Look for the line containing "Write the seaborn" and the line containing "3370.9, 3383.2, 3407.1, 3379.5, 3367.4, 3336.4, 3360.3, 3361.1]"; retype them and all lines between, exactly, and leave out the pictures.

*DATASET EXCERPTS:*
☆ ☆ ☆

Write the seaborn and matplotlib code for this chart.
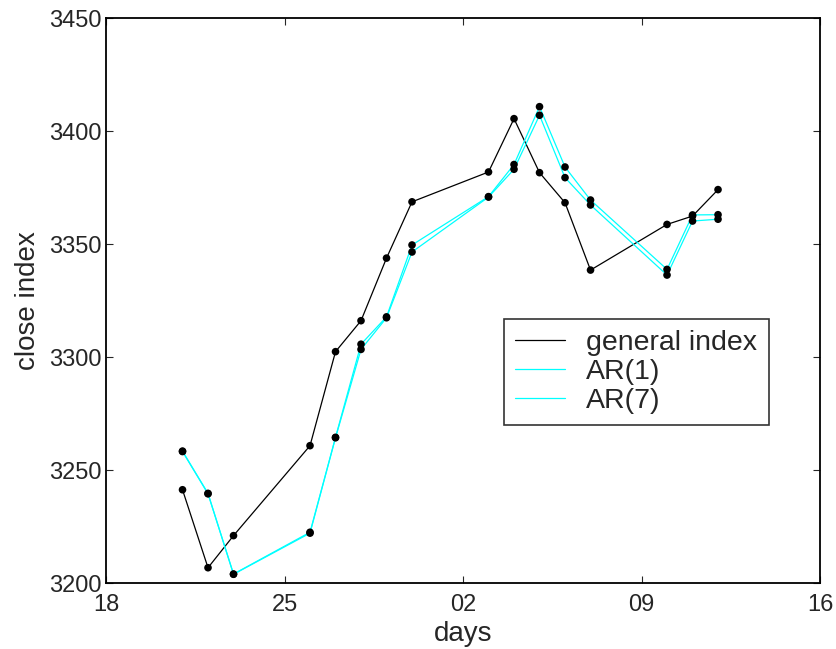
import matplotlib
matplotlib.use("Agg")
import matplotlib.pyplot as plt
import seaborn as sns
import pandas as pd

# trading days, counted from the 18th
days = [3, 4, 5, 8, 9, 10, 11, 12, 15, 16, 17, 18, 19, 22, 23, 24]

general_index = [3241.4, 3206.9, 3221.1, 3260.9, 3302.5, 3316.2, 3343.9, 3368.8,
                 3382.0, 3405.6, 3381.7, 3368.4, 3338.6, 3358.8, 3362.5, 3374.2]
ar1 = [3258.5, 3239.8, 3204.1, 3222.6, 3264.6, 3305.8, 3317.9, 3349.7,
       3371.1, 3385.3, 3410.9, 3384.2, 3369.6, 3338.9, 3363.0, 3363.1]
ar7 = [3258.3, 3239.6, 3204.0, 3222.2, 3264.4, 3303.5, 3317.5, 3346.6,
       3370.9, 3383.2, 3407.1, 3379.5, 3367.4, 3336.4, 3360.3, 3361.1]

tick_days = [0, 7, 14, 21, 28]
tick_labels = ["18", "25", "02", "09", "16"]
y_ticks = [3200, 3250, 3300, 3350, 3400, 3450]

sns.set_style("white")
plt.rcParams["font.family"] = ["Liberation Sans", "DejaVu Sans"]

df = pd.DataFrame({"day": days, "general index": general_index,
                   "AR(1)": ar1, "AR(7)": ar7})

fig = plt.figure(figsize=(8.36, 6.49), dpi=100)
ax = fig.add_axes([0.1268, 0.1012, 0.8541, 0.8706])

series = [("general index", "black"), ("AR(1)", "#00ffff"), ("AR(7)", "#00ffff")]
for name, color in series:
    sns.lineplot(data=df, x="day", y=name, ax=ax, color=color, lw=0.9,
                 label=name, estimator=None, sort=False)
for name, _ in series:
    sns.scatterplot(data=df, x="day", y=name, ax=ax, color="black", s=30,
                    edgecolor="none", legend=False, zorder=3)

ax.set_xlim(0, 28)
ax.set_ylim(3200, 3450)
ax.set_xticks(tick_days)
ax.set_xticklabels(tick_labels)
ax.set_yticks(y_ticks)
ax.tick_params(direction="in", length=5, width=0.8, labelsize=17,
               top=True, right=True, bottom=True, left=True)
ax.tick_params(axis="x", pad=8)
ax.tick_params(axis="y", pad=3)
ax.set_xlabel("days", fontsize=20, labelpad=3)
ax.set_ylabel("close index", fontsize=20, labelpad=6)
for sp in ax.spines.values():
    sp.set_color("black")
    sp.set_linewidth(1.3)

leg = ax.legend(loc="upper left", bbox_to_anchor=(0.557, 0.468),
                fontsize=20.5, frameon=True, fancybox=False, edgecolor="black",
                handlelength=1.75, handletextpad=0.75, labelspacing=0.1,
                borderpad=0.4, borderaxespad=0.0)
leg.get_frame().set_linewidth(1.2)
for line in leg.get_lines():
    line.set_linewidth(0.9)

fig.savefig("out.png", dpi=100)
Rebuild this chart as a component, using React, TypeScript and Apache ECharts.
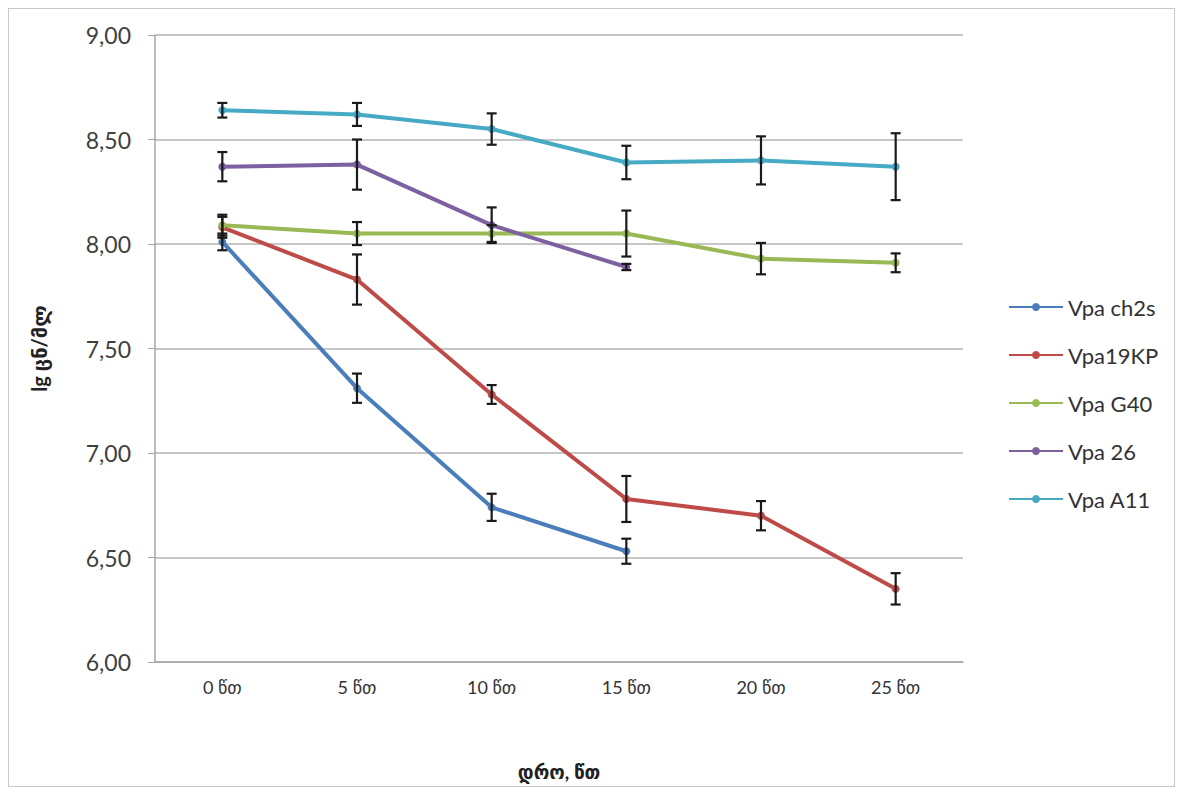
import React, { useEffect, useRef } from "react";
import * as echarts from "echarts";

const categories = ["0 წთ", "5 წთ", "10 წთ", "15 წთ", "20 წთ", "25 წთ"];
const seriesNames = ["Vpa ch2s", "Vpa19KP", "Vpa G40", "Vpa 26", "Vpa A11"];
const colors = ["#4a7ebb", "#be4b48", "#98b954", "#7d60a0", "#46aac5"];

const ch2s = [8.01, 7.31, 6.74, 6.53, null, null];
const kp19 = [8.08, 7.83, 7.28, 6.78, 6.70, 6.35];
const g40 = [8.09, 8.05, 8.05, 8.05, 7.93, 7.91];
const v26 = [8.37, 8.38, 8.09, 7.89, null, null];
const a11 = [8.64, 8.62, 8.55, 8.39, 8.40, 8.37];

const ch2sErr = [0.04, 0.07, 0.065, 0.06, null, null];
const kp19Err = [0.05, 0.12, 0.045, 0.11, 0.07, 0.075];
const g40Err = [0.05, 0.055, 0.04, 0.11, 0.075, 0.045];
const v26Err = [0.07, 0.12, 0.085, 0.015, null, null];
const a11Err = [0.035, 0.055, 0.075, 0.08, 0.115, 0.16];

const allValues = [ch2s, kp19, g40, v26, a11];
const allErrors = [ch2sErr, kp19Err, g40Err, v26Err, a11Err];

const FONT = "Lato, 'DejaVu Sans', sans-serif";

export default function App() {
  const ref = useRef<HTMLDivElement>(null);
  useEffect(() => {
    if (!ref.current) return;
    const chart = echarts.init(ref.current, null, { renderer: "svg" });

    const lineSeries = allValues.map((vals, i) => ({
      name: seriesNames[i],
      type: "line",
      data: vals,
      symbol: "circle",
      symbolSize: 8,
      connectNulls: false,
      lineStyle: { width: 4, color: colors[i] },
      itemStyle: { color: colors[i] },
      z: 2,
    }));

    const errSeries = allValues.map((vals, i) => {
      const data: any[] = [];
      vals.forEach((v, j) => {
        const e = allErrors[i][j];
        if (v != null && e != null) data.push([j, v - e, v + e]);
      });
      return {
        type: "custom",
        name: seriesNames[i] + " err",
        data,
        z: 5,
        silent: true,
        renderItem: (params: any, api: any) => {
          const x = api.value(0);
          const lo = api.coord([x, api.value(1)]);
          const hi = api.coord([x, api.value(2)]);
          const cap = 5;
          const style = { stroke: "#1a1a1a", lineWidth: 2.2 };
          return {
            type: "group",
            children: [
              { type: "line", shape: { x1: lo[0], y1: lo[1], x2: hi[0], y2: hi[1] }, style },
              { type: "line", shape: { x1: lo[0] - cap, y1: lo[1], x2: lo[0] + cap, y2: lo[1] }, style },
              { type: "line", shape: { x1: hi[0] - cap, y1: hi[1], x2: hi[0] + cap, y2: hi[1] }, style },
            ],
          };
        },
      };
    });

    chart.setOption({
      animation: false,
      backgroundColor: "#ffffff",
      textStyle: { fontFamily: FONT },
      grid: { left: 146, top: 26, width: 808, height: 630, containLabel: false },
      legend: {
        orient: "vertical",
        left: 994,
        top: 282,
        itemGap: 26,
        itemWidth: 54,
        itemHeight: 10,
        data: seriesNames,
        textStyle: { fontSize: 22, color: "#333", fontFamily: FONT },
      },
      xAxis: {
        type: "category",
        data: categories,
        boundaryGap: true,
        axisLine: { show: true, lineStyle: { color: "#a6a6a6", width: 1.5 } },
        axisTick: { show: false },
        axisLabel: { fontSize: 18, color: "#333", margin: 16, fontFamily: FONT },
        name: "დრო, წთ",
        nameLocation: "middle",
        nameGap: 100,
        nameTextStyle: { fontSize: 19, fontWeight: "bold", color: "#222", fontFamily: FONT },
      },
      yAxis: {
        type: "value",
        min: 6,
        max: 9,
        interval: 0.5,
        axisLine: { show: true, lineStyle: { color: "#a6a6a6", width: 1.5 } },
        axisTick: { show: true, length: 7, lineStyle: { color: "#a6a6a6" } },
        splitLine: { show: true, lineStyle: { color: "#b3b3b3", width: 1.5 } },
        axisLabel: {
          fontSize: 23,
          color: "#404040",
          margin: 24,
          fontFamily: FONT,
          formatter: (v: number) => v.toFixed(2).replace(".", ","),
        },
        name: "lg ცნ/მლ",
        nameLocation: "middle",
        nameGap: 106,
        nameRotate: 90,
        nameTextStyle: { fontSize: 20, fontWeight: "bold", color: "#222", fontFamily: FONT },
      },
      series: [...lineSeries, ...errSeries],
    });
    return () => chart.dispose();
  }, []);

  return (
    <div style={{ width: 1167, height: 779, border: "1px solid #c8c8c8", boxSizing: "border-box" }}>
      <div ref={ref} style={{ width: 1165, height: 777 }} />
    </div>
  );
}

☆ ☆ ☆

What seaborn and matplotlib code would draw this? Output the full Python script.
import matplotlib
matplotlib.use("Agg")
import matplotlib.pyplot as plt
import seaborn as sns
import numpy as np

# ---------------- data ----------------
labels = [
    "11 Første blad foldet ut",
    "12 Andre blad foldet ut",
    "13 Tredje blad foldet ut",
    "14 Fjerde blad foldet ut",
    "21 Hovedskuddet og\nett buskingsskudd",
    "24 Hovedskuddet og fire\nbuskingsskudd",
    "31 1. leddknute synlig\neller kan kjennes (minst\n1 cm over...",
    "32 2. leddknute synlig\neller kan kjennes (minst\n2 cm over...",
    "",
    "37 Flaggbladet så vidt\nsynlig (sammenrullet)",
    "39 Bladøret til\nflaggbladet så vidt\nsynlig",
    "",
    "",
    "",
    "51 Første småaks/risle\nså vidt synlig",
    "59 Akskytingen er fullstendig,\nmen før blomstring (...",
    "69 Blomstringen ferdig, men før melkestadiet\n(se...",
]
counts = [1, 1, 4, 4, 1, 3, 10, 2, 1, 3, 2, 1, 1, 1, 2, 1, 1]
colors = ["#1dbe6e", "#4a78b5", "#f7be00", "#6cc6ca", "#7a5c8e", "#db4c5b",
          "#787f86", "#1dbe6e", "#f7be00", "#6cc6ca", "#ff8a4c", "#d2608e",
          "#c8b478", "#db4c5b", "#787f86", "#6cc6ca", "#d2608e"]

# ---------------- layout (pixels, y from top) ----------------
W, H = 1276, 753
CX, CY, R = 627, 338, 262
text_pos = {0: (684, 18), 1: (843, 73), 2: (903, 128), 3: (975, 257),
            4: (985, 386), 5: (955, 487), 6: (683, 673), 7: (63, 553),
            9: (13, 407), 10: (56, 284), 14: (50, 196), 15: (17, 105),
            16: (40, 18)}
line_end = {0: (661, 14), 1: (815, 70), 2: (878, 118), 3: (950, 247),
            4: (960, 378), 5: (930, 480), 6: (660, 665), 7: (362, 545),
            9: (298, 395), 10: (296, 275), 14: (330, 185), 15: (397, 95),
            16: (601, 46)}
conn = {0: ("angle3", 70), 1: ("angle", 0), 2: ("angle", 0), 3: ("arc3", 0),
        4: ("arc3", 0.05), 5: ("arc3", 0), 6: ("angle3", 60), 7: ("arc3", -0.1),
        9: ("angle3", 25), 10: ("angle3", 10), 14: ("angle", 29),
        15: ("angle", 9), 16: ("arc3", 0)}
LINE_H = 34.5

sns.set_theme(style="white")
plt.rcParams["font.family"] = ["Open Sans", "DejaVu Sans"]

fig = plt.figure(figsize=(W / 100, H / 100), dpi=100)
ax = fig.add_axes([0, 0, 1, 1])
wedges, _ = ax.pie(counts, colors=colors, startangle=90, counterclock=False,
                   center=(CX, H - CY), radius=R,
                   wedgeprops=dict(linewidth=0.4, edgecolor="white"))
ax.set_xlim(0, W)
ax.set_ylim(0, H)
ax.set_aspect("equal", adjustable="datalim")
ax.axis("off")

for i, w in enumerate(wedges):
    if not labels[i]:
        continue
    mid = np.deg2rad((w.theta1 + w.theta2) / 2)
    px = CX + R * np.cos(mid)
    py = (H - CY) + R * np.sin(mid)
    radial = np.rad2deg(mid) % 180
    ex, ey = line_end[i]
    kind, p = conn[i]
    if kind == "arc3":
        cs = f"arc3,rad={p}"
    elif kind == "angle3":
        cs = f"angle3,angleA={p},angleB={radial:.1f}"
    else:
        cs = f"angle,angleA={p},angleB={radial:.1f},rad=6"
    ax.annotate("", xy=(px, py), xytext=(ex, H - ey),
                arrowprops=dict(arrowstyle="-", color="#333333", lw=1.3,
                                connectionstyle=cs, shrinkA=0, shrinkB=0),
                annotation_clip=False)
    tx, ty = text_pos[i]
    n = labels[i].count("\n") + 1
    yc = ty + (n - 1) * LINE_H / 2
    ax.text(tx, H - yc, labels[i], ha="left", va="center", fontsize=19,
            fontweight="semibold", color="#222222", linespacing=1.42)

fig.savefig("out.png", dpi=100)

☆ ☆ ☆

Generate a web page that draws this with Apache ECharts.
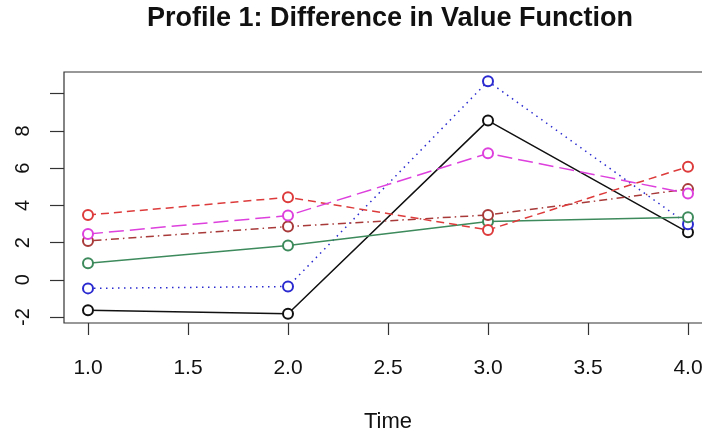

☆ ☆ ☆

*WRITTEN REPLY:*
Write the seaborn and matplotlib code for this chart.
import matplotlib
matplotlib.use("Agg")
import matplotlib.pyplot as plt
import seaborn as sns
import pandas as pd

# trading days, counted from the 18th
days = [3, 4, 5, 8, 9, 10, 11, 12, 15, 16, 17, 18, 19, 22, 23, 24]

general_index = [3241.4, 3206.9, 3221.1, 3260.9, 3302.5, 3316.2, 3343.9, 3368.8,
                 3382.0, 3405.6, 3381.7, 3368.4, 3338.6, 3358.8, 3362.5, 3374.2]
ar1 = [3258.5, 3239.8, 3204.1, 3222.6, 3264.6, 3305.8, 3317.9, 3349.7,
       3371.1, 3385.3, 3410.9, 3384.2, 3369.6, 3338.9, 3363.0, 3363.1]
ar7 = [3258.3, 3239.6, 3204.0, 3222.2, 3264.4, 3303.5, 3317.5, 3346.6,
       3370.9, 3383.2, 3407.1, 3379.5, 3367.4, 3336.4, 3360.3, 3361.1]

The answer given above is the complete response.